Read Jerry's column, "An Unhappy Compromise" in the March 11-17 Albuquerque Weekly Alibi.

  An excerpt:

"The question of how to raise taxes is not multiple choice. Legislators don't get to fill in a bubble next to their preferred option and then tally which proposal receives the most backing. What that approach, increasing income tax for high earners whould have easily carried the day since a great many Democrats liked the idea. It was by far the individual tax with the most support; no other proposition came close. Unfortunately, it takes 22 votes to get any bill through the Senate, and while raising income tax had the most fans, it didn't clear that threshold.

Instead, what happened was a search for a combination of taxes that, when packaged together, would corner that magic number. And remember, not one of the 15 Republicans in the Senate could be expected to vote for a tax hike of any kind.

So the Democrats jockeyed back and forth, trying to find that serendipitous combination, which, however grudgingly, might draw 22 votes.
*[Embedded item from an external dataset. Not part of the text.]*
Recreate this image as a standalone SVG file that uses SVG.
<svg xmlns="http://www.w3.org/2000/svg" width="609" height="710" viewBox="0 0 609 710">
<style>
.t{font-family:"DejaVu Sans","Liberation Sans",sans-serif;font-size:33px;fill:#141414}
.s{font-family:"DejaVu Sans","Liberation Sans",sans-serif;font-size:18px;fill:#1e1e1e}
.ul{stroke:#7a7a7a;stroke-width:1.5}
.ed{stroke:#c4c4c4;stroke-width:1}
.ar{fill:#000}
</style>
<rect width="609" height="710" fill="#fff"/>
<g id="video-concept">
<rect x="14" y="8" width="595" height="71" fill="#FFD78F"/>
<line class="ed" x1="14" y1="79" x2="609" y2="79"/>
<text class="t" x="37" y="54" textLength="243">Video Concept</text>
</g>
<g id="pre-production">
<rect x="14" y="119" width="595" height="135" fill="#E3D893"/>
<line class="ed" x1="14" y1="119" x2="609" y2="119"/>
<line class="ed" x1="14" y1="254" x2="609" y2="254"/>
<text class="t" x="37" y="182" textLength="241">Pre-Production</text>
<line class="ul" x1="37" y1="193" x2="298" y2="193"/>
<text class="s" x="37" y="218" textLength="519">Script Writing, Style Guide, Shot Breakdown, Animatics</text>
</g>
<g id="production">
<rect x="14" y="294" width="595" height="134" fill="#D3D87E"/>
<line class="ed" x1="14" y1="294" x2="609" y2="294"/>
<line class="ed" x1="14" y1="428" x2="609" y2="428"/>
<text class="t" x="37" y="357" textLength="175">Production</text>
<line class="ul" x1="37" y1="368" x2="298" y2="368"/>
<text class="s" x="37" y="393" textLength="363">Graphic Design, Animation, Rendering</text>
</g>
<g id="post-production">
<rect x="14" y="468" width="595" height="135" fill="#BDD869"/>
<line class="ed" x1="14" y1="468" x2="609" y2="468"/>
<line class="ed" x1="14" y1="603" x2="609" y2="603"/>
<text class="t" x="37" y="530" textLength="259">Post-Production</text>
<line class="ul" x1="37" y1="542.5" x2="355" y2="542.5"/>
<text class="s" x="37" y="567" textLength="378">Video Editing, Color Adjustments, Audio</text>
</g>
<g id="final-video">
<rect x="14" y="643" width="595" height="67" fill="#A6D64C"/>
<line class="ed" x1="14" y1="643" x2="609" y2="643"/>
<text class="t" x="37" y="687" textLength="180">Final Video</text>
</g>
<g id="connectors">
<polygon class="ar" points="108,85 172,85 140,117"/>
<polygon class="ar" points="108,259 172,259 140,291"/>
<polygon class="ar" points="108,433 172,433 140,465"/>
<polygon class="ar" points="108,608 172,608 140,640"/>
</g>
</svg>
They reached that plateau with a measure that eliminates a deduction benefitting mostly high-income earners.

With that, the Democrats held their noses and voted for the entire package - along with an enhanced low-income rebate program so low-income taxpayers can recoup some of the gross receipts taxes they pay during the year.

The total revenue from new taxes amounts to $230 million. With budget cuts of $170 million (on top of last years's cuts of $300 million) and the addition of $200 million of federal 'stimulus' money, the budget hole was spackled."

If a good compromise is one that no one is happy with, then the state budget for 2011 fits that definition like a fine, silk glove."